Thanks to the detailed treatment of the training process given by the authors both in the original paper and the paper's supplementary material (which can be accessed from the official webpage: https://webee.technion.ac.il/people/tomermic/SinGAN/SinGAN.htm), we knew most of the details before getting into the implementation and did not have too much difficulty, except for a few details: 

- The most difficult part for us was getting the gradient penalty right. The formulation in the original paper is pretty straightforward, the critic (discriminator) is viewed as a single function, and then the norm of its gradients is used for regularization. Note that the gradients have the shape of the network's input. Let's go over three increasingly difficult cases:
  - This is straightforward in the fully connected case, having an $(N, V)$ input with $N$ samples and $V$ dimensions, we can simply compute the norm over each sample and take their average. 
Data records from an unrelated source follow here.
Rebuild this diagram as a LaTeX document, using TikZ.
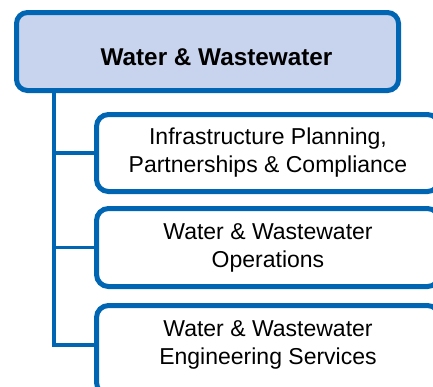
\documentclass[tikz,border=0pt]{standalone}
\usepackage{fontspec}
\setmainfont{Liberation Sans}
\definecolor{bblue}{RGB}{0,102,179}
\definecolor{lblue}{RGB}{200,212,238}
\begin{document}
\begin{tikzpicture}[x=1pt,y=-1pt,
  topbox/.style={draw=bblue,fill=lblue,line width=5pt,rounded corners=11pt,minimum width=382pt,minimum height=78pt,inner sep=0pt},
  childbox/.style={draw=bblue,fill=white,line width=5pt,rounded corners=12pt,minimum width=343pt,minimum height=77pt,inner sep=0pt,align=center,font=\fontsize{23}{28}\selectfont},
  childtext/.style={inner sep=0pt,align=center,font=\fontsize{23}{28}\selectfont},
  toptext/.style={font=\fontsize{24.3}{28}\selectfont\bfseries,inner sep=0pt},
  conn/.style={draw=bblue,line width=3.5pt}]
\path[use as bounding box] (0,0) rectangle (433,386);
\clip (0,0) rectangle (433,386);
\fill[white] (0,0) rectangle (433,386);
\coordinate (t) at (54,0);
\node[topbox] (top) at (207.5,51.5) {};
\node[toptext] (toplabel) at (216.5,57) {Water \& Wastewater};
\node[childbox] (c1) at (268,153) {Infrastructure Planning,\\Partnerships \& Compliance};
\node[childbox,minimum height=78pt] (c2) at (268,247.5) {Water \& Wastewater\\Operations};
\node[childbox,minimum height=89pt] (c3) at (268,350) {};
\node[childtext] (c3label) at (268,345) {Water \& Wastewater\\Engineering Services};
\draw[conn] (top.south -| t) -- (c3label.west -| t) -- (c3label.west -| c3.west);
\draw[conn] (c1.west -| t) -- (c1.west);
\draw[conn] (c2.west -| t) -- (c2.west);
\end{tikzpicture}
\end{document}
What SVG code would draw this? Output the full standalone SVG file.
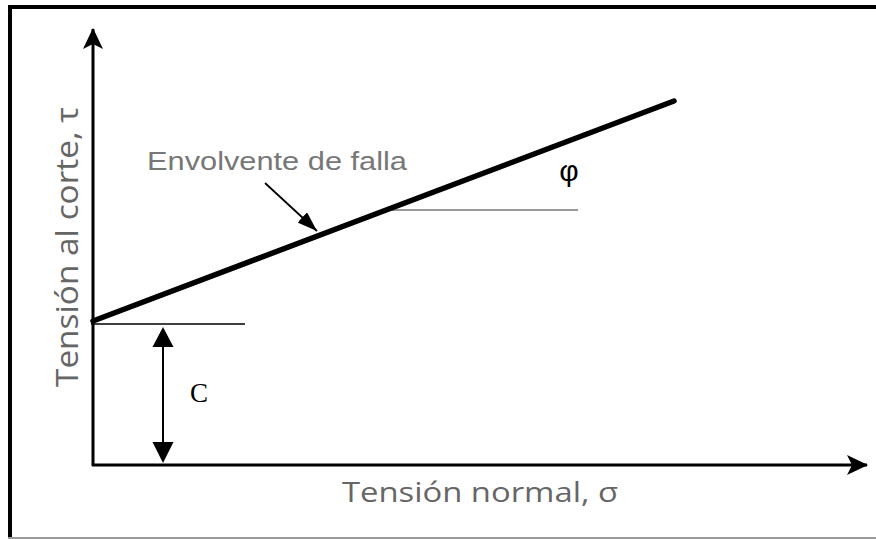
<svg xmlns="http://www.w3.org/2000/svg" width="876" height="539" viewBox="0 0 876 539">
<style>
.axis{stroke:#000;stroke-width:3;fill:none}
.lbl{font-family:"Open Sans","Liberation Sans",sans-serif;fill:#666;font-size:27px}
</style>
<defs>
<marker id="big" markerWidth="22" markerHeight="22" refX="20" refY="11" orient="auto" markerUnits="userSpaceOnUse" viewBox="0 0 22 22">
<path d="M0,1 L21,11 L0,21 L5,11 Z" fill="#000"/>
</marker>
<marker id="tri" markerWidth="20" markerHeight="14" refX="20" refY="7" orient="auto" markerUnits="userSpaceOnUse" viewBox="0 0 20 14">
<path d="M0,0 L20,7 L0,14 Z" fill="#000"/>
</marker>
</defs>
<rect width="876" height="539" fill="#fff"/>
<g id="frame">
<line x1="8" y1="7" x2="876" y2="7" stroke="#000" stroke-width="4"/>
<line x1="10" y1="5" x2="10" y2="538" stroke="#000" stroke-width="4"/>
<line x1="8" y1="538" x2="876" y2="538" stroke="#999" stroke-width="2"/>
</g>
<g id="connectors">
<line id="yaxis" class="axis" x1="93" y1="466" x2="93" y2="29" marker-end="url(#big)"/>
<line id="xaxis" class="axis" x1="92" y1="465" x2="867" y2="465" marker-end="url(#big)"/>
<line x1="91" y1="324" x2="245" y2="324" stroke="#000" stroke-width="1.5"/>
<line x1="382" y1="210" x2="578" y2="210" stroke="#999" stroke-width="2"/>
<line x1="163" y1="345" x2="163" y2="445" stroke="#000" stroke-width="2"/>
<path d="M163,327 L152.5,347 L173.5,347 Z" fill="#000"/>
<path d="M163,463 L152.5,442 L173.5,442 Z" fill="#000"/>
<line x1="265" y1="183" x2="317" y2="231" stroke="#000" stroke-width="1.8" marker-end="url(#tri)"/>
</g>
<g id="envelope">
<line x1="93" y1="321" x2="674" y2="101" stroke="#000" stroke-width="5.5" stroke-linecap="round"/>
</g>
<g id="labels">
<text x="147" y="170" font-family="Liberation Sans, Arial, sans-serif" font-size="26" fill="#777" textLength="260" lengthAdjust="spacingAndGlyphs">Envolvente  de falla</text>
<text x="569" y="181" text-anchor="middle" font-family="Liberation Sans, Arial, sans-serif" font-size="30" fill="#000">φ</text>
<text x="190" y="402" font-family="Liberation Serif, Times New Roman, serif" font-size="27" fill="#000">C</text>
<text class="lbl" x="342" y="502" textLength="276" lengthAdjust="spacingAndGlyphs">Tensión normal, σ</text>
<text class="lbl" transform="translate(78,247) scale(1.18,1) rotate(-90)" text-anchor="middle" textLength="280" lengthAdjust="spacingAndGlyphs">Tensión al corte, τ</text>
</g>
</svg>
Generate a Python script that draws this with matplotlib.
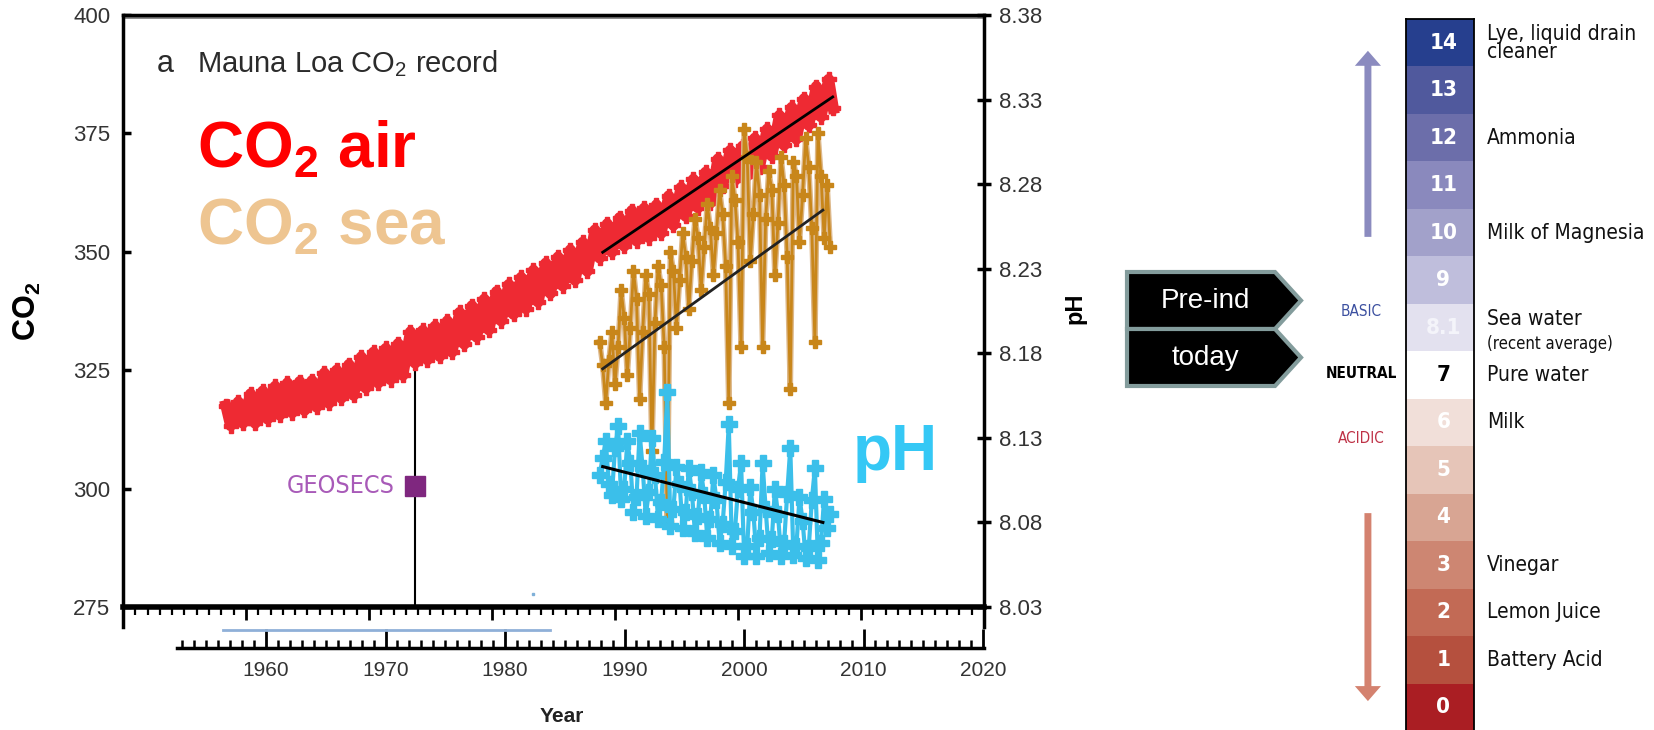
import matplotlib
matplotlib.use('Agg')
import matplotlib.pyplot as plt
from matplotlib import font_manager
from matplotlib.patches import Polygon
from matplotlib.ticker import MultipleLocator
import numpy as np

# ---------------- data ----------------
# Mauna Loa CO2 (ppm): seasonal peak (May) and low (Oct) per year
air_years = [1958, 1959, 1960, 1961, 1962, 1963, 1964, 1965, 1966, 1967,
             1968, 1969, 1970, 1971, 1972, 1973, 1974, 1975, 1976, 1977,
             1978, 1979, 1980, 1981, 1982, 1983, 1984, 1985, 1986, 1987,
             1988, 1989, 1990, 1991, 1992, 1993, 1994, 1995, 1996, 1997,
             1998, 1999, 2000, 2001, 2002, 2003, 2004, 2005, 2006, 2007]
air_peak = [317.5, 318.3, 320.0, 320.6, 321.6, 322.3, 322.6, 322.8, 324.4, 325.0,
            326.2, 327.8, 328.8, 329.6, 330.6, 333.1, 333.4, 334.3, 335.4, 337.2,
            338.6, 340.0, 341.6, 343.1, 344.6, 346.1, 347.6, 348.9, 350.4, 352.0,
            354.6, 355.9, 357.2, 358.7, 359.2, 359.9, 361.8, 363.6, 365.3, 366.8,
            369.6, 371.4, 372.3, 374.0, 375.9, 378.8, 380.5, 382.3, 384.9, 386.4]
air_low = [313.3, 313.8, 313.8, 314.7, 315.5, 316.0, 316.5, 317.2, 318.0, 319.1,
           319.7, 321.2, 322.3, 323.0, 323.9, 326.5, 327.2, 327.9, 328.8, 330.5,
           332.0, 333.5, 335.4, 336.8, 338.0, 339.4, 341.2, 342.8, 344.0, 345.9,
           348.7, 349.9, 351.2, 352.3, 353.0, 353.9, 355.6, 357.5, 359.3, 360.3,
           363.9, 365.1, 366.0, 367.9, 370.2, 372.5, 373.8, 376.7, 378.5, 380.3]
air_trend_years = [1989.0, 2007.7]
air_trend_co2 = [349.9, 382.7]

# Hawaii ocean time series: sea-water CO2 and pH
sea_years = [1988.75, 1989.00, 1989.25, 1989.50, 1989.75, 1990.00, 1990.25, 1990.50,
             1990.75, 1991.00, 1991.25, 1991.50, 1991.75, 1992.00, 1992.25, 1992.50,
             1992.75, 1993.00, 1993.25, 1993.50, 1993.75, 1994.00, 1994.25, 1994.50,
             1994.75, 1995.00, 1995.25, 1995.50, 1995.75, 1996.00, 1996.25, 1996.50,
             1996.75, 1997.00, 1997.25, 1997.50, 1997.75, 1998.00, 1998.25, 1998.50,
             1998.75, 1999.00, 1999.25, 1999.50, 1999.75, 2000.00, 2000.25, 2000.50,
             2000.75, 2001.00, 2001.25, 2001.50, 2001.75, 2002.00, 2002.25, 2002.50,
             2002.75, 2003.00, 2003.25, 2003.50, 2003.75, 2004.00, 2004.25, 2004.50,
             2004.75, 2005.00, 2005.25, 2005.50, 2005.75, 2006.00, 2006.25, 2006.50,
             2006.75, 2007.00, 2007.25, 2007.50]
sea_co2 = [331, 326, 318, 327, 333, 322, 330, 342,
           336, 324, 334, 346, 340, 319, 333, 345,
           341, 308, 335, 347, 343, 330, 293, 350,
           346, 334, 344, 354, 349, 338, 348, 357,
           353, 342, 351, 360, 355, 345, 354, 363,
           358, 347, 318, 366, 361, 352, 330, 376,
           370, 348, 358, 369, 362, 330, 357, 367,
           363, 345, 356, 370, 364, 349, 321, 369,
           366, 352, 362, 374, 368, 355, 331, 375,
           366, 353, 364, 351]
sea_ph = [8.108, 8.118, 8.128, 8.103, 8.096, 8.124, 8.137, 8.094,
          8.100, 8.128, 8.115, 8.086, 8.095, 8.133, 8.112, 8.084,
          8.098, 8.130, 8.108, 8.082, 8.092, 8.116, 8.157, 8.078,
          8.088, 8.113, 8.103, 8.077, 8.086, 8.112, 8.098, 8.074,
          8.084, 8.110, 8.096, 8.071, 8.082, 8.108, 8.093, 8.068,
          8.079, 8.104, 8.138, 8.066, 8.075, 8.100, 8.115, 8.060,
          8.066, 8.101, 8.086, 8.060, 8.071, 8.115, 8.088, 8.062,
          8.070, 8.100, 8.085, 8.060, 8.068, 8.097, 8.124, 8.061,
          8.066, 8.095, 8.081, 8.059, 8.065, 8.093, 8.112, 8.058,
          8.068, 8.094, 8.077, 8.085]
sea_trend_years = [1989.0, 2006.9]
sea_trend_co2 = [325.3, 358.8]
ph_trend_years = [1989.0, 2006.9]
ph_trend = [8.113, 8.080]

geosecs_year = 1973.7
geosecs_co2 = 300.6
geosecs_stem = [275, 326]

co2_ticks = [275, 300, 325, 350, 375, 400]
ph_ticks = [8.03, 8.08, 8.13, 8.18, 8.23, 8.28, 8.33, 8.38]
year_ticks = [1960, 1970, 1980, 1990, 2000, 2010, 2020]

# pH scale (bottom to top)
scale_labels = ['0', '1', '2', '3', '4', '5', '6', '7', '8.1', '9', '10', '11', '12', '13', '14']
scale_colors = ['#AA1E23', '#B5503E', '#C26A55', '#CD8672', '#D8A593', '#E6C5B8', '#F1DFD9',
                '#FFFFFF', '#E3E1EF', '#BFBEDC', '#A2A1CA', '#8A89BD', '#6C6EAA', '#50599D', '#263F8E']
scale_num_colors = ['white'] * 7 + ['black'] + ['#F4F4FA'] + ['white'] * 6
scale_examples = {14: 'Lye, liquid drain\ncleaner', 12: 'Ammonia', 10: 'Milk of Magnesia',
                  7: 'Pure water', 6: 'Milk', 3: 'Vinegar', 2: 'Lemon Juice', 1: 'Battery Acid'}
box_labels = ['Pre-ind', 'today']

# ---------------- style ----------------
plt.rcParams['font.family'] = ['Liberation Sans', 'DejaVu Sans']
plt.rcParams['mathtext.fontset'] = 'custom'
plt.rcParams['mathtext.rm'] = 'Liberation Sans'
plt.rcParams['mathtext.bf'] = 'Liberation Sans:bold'
plt.rcParams['mathtext.it'] = 'Liberation Sans:italic'

names = {f.name for f in font_manager.fontManager.ttflist}
if 'Liberation Sans Narrow' in names:
    narrow = {'family': 'Liberation Sans Narrow'}
else:
    narrow = {'family': 'DejaVu Sans', 'stretch': 'condensed'}

W, H = 1654, 730
fig = plt.figure(figsize=(W / 100, H / 100), dpi=100)

RED = '#EE2A33'
ORANGE = '#C8861A'
TAN = '#DDB88A'
CYAN = '#3BBFEA'
TICKC = '#333333'

# ---------------- main chart ----------------
ax = fig.add_axes([123 / W, (H - 607) / H, (984 - 123) / W, (607 - 15) / H])
ax.set_xlim(1950, 2020)
ax.set_ylim(275, 400)

t_air = np.ravel(np.column_stack([np.array(air_years) + 0.37, np.array(air_years) + 0.75]))
v_air = np.ravel(np.column_stack([air_peak, air_low]))
ax.plot(t_air, v_air, color=RED, lw=8, zorder=2)
ax.plot(t_air, v_air, ls='none', marker='P', ms=10, color=RED, zorder=2)

ax.plot(sea_years, sea_co2, color=TAN, lw=4, zorder=3)
ax.plot(sea_years, sea_co2, color=ORANGE, lw=2, marker='P', ms=9, zorder=3)

ax.plot(air_trend_years, air_trend_co2, color='black', lw=2, zorder=5)
ax.plot(sea_trend_years, sea_trend_co2, color='#222222', lw=2, zorder=5)

ax.plot([geosecs_year, geosecs_year], geosecs_stem, color='black', lw=1.5, zorder=1)
ax.plot(geosecs_year, geosecs_co2, marker='s', ms=15, color='#7F277F', zorder=4)
ax.text(geosecs_year - 1.6, geosecs_co2, 'GEOSECS', color='#A85AB8', fontsize=18,
        ha='right', va='center', **narrow)
ax.plot(1983.3, 277.8, marker='s', ms=2, color='#7FB0D8')

ax.yaxis.set_major_locator(plt.FixedLocator(co2_ticks))
ax.xaxis.set_major_locator(MultipleLocator(10))
ax.xaxis.set_minor_locator(MultipleLocator(1))
ax.tick_params(axis='x', which='major', direction='out', length=9, width=2, labelbottom=False)
ax.tick_params(axis='x', which='minor', direction='out', length=5.5, width=1.6)
ax.tick_params(axis='y', direction='in', length=6, width=2.5, labelsize=16,
               labelcolor=TICKC, pad=9)
for s in ['left', 'top']:
    ax.spines[s].set_linewidth(2.5)
ax.spines['bottom'].set_linewidth(4)
ax.spines['right'].set_visible(False)
ax.spines['left'].set_bounds(270.8, 400)
ax.axhline(399.5, color='#808080', lw=2)

ax.text(0.0395, 0.9037, 'a', transform=ax.transAxes, fontsize=22, color='#2B2B2B')
ax.text(0.086, 0.9037, r'Mauna Loa CO$_2$ record', transform=ax.transAxes,
        fontsize=21, color='#2B2B2B')
ax.text(0.086, 0.7416, r'$\mathbf{CO_2}$ air', transform=ax.transAxes, fontsize=46,
        fontweight='bold', color='#FF0000')
ax.text(0.086, 0.611, r'$\mathbf{CO_2}$ sea', transform=ax.transAxes, fontsize=46,
        fontweight='bold', color='#EEC591')

ax2 = ax.twinx()
ax2.set_ylim(8.03, 8.38)
ax2.plot(sea_years, sea_ph, color=CYAN, lw=3, marker='P', ms=12, zorder=3)
ax2.plot(ph_trend_years, ph_trend, color='black', lw=2.2, zorder=5)
ax2.set_yticks(ph_ticks)
ax2.set_yticklabels(['%.2f' % v for v in ph_ticks])
ax2.tick_params(axis='y', direction='inout', length=10, width=2.5, labelsize=16,
                labelcolor=TICKC, pad=6)
for s in ['left', 'top', 'bottom']:
    ax2.spines[s].set_visible(False)
ax2.spines['right'].set_linewidth(2.5)
ax2.spines['right'].set_bounds(8.018, 8.38)
ax2.text(0.848, 0.2314, 'pH', transform=ax.transAxes, fontsize=46,
         fontweight='bold', color='#35C8F5')

fig.text(27 / W, 1 - 311 / H, r'$\mathbf{CO_2}$', rotation=90, fontsize=22,
         ha='center', va='center')
fig.text(1075 / W, 1 - 308 / H, 'pH', rotation=90, fontsize=17, fontweight='bold',
         ha='center', va='center')

# lower year axis
axl = fig.add_axes([177 / W, (H - 648) / H, (984 - 177) / W, (648 - 607) / H])
axl.set_xlim(1952.55, 2020.08)
axl.set_ylim(0, 1)
axl.patch.set_visible(False)
for s in ['left', 'right', 'top']:
    axl.spines[s].set_visible(False)
axl.spines['bottom'].set_linewidth(2.5)
axl.set_yticks([])
axl.set_xticks(year_ticks)
axl.xaxis.set_minor_locator(MultipleLocator(1))
axl.tick_params(axis='x', which='major', direction='in', length=14, width=2,
                labelsize=15, labelcolor=TICKC, pad=9)
axl.tick_params(axis='x', which='minor', direction='in', length=6, width=1.8)
axl.axhline(0.44, xmin=(1956.4 - 1952.55) / 67.53, xmax=(1983.8 - 1952.55) / 67.53,
            color='#8FB0D8', lw=2)
fig.text(562 / W, 1 - 717 / H, 'Year', fontsize=15, fontweight='bold',
         ha='center', va='center', color='#222222')

# ---------------- pre-industrial / today tags ----------------
ov = fig.add_axes([0, 0, 1, 1], zorder=-1)
ov.set_xlim(0, W)
ov.set_ylim(H, 0)
ov.axis('off')
for i, lab in enumerate(box_labels):
    top = 272 + i * 57
    pts = [(1127, top), (1275, top), (1301, top + 28.5), (1275, top + 57), (1127, top + 57)]
    ov.add_patch(Polygon(pts, closed=True, facecolor='black', edgecolor='#839C9C', lw=3))
    ov.text(1205, top + 29, lab, color='white', fontsize=20, ha='center', va='center')

# ---------------- pH scale ----------------
axs = fig.add_axes([1406 / W, (H - 731) / H, 68 / W, 712 / H])
idx = np.arange(len(scale_labels))
axs.bar(0.5, 1, width=1, bottom=idx, color=scale_colors, align='center')
axs.set_xlim(0, 1)
axs.set_ylim(0, len(scale_labels))
axs.set_xticks([])
axs.set_yticks([])
axs.spines['bottom'].set_visible(False)
for s in ['left', 'right', 'top']:
    axs.spines[s].set_linewidth(1.3)
for i, lab in enumerate(scale_labels):
    axs.text(0.55, i + 0.5, lab, color=scale_num_colors[i], fontsize=16, fontweight='bold',
             ha='center', va='center', **narrow)
for i, lab in scale_examples.items():
    axs.text(1.19, i + 0.5, lab, fontsize=15, ha='left', va='center', color='#111111',
             linespacing=0.85, transform=axs.get_yaxis_transform(), **narrow)
axs.text(1.19, 8.68, 'Sea water', fontsize=15, ha='left', va='center', color='#111111',
         transform=axs.get_yaxis_transform(), **narrow)
axs.text(1.19, 8.15, '(recent average)', fontsize=12, ha='left', va='center', color='#111111',
         transform=axs.get_yaxis_transform(), **narrow)
axs.text(-0.66, 8.83, 'BASIC', fontsize=11, color='#3C50A0', ha='center', va='center',
         transform=axs.get_yaxis_transform(), **narrow)
axs.text(-0.66, 7.54, 'NEUTRAL', fontsize=11, fontweight='bold', color='black',
         ha='center', va='center', transform=axs.get_yaxis_transform(), **narrow)
axs.text(-0.66, 6.17, 'ACIDIC', fontsize=11, color='#BE3246', ha='center', va='center',
         transform=axs.get_yaxis_transform(), **narrow)
axs.annotate('', xy=(-0.56, 14.33), xytext=(-0.56, 10.41),
             xycoords=axs.get_yaxis_transform(), textcoords=axs.get_yaxis_transform(),
             arrowprops=dict(arrowstyle='simple,head_length=0.54,head_width=0.94,tail_width=0.25',
                             mutation_scale=20, color='#8B8BBF', lw=0, shrinkA=0, shrinkB=0))
axs.annotate('', xy=(-0.56, 0.63), xytext=(-0.56, 4.59),
             xycoords=axs.get_yaxis_transform(), textcoords=axs.get_yaxis_transform(),
             arrowprops=dict(arrowstyle='simple,head_length=0.54,head_width=0.94,tail_width=0.25',
                             mutation_scale=20, color='#D4826F', lw=0, shrinkA=0, shrinkB=0))

fig.savefig('out.png', dpi=100)
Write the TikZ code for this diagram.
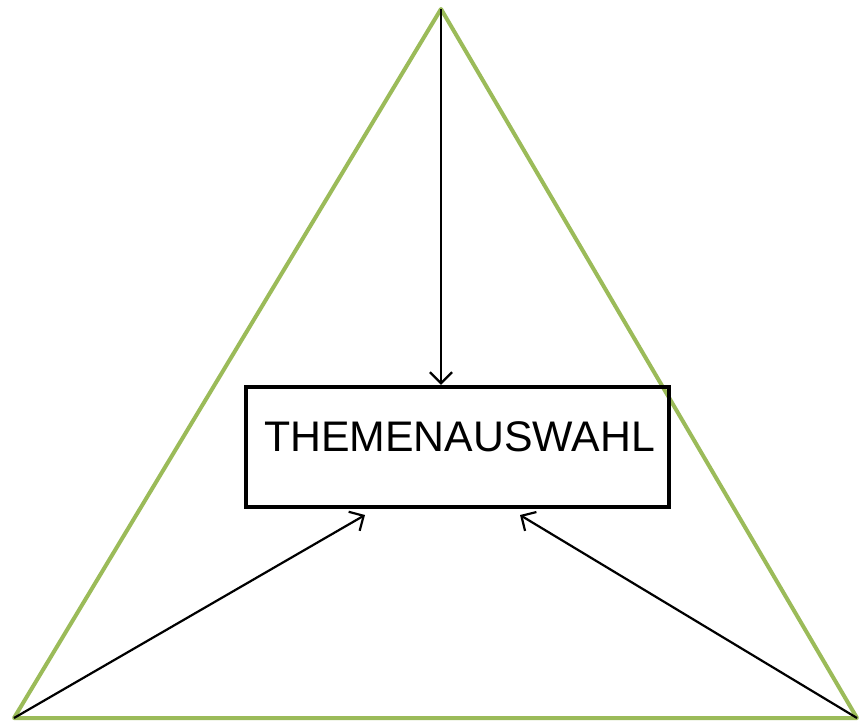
\documentclass[tikz,border=0pt]{standalone}
\usepackage{fontspec}
\setmainfont{Liberation Sans}
\usetikzlibrary{arrows.meta}
\definecolor{tri}{HTML}{9BBB59}
\tikzset{
  tri/.style={draw=tri, line width=4pt, line join=round},
  arr/.style={draw=black, line width=2.2pt, -{Straight Barb[length=11pt,width=22pt,line width=2.2pt]}},
  box/.style={draw=black, line width=4.5pt, minimum width=423pt, minimum height=120pt, inner sep=0pt},
  lbl/.style={font=\fontsize{42.8}{50}\selectfont, inner sep=0pt, anchor=base}
}
\begin{document}
\begin{tikzpicture}[x=1pt,y=-1pt]
\useasboundingbox (0,0) rectangle (859,721);
\coordinate (top) at (441,9);
\coordinate (bl) at (14,718);
\coordinate (br) at (857,718);
\draw[tri] (top) -- (bl) -- (br) -- cycle;
\node[box] (box) at (457.5,447) {};
\node[lbl] (t) at (459.5,451) {THEMENAUSWAHL};
\coordinate (tl) at (365,515);
\coordinate (tr) at (520,515);
\draw[arr] (top) -- (top |- box.north);
\draw[arr] (bl) -- (tl);
\draw[arr] (br) -- (tr);
\end{tikzpicture}
\end{document}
  - In the convolutional network case this gets a little more confusing, the input is $(N, C, H, W)$ with $C$ being the number of channels and $H$ and $W$ the dimensions (the output is still a scalar fakeness score). In this case, if we take the norm over the whole input (flatten all dimensions except the batch), the gradient norm scales with the size of the image. This can be offset with the multiplier of the gradient penalty in a setting where the input size never changes, but in our case we re-use the weights of the networks for different input images, which is why we need the output to not change too much with the dimensions. Thus, one correct approach is taking the norm only over the channel dimension and then averaging over every pixel of every sample.
  - Our case is not the simple discriminator case because we use a patch discriminator which has an image output. A simple approach might be taking the mean of this output to obtain a single scalar, and then apply the standard discriminator approach. However, this fails our purpose, because we take the mean both before getting the gradient and afterwards, which means that our gradient norm will become smaller with larger input sizes rather than not change. Instead, we need to take the sum of the discriminator's output rather than the mean, so that the mean is applied only once. This was the part that took us the longest to figure out before getting the gradient penalty right.

We did face a few more issues during the implementation which caused us to chase bugs for a while, but those were not related to the paper or lack of information; they were simply our own small coding mistakes.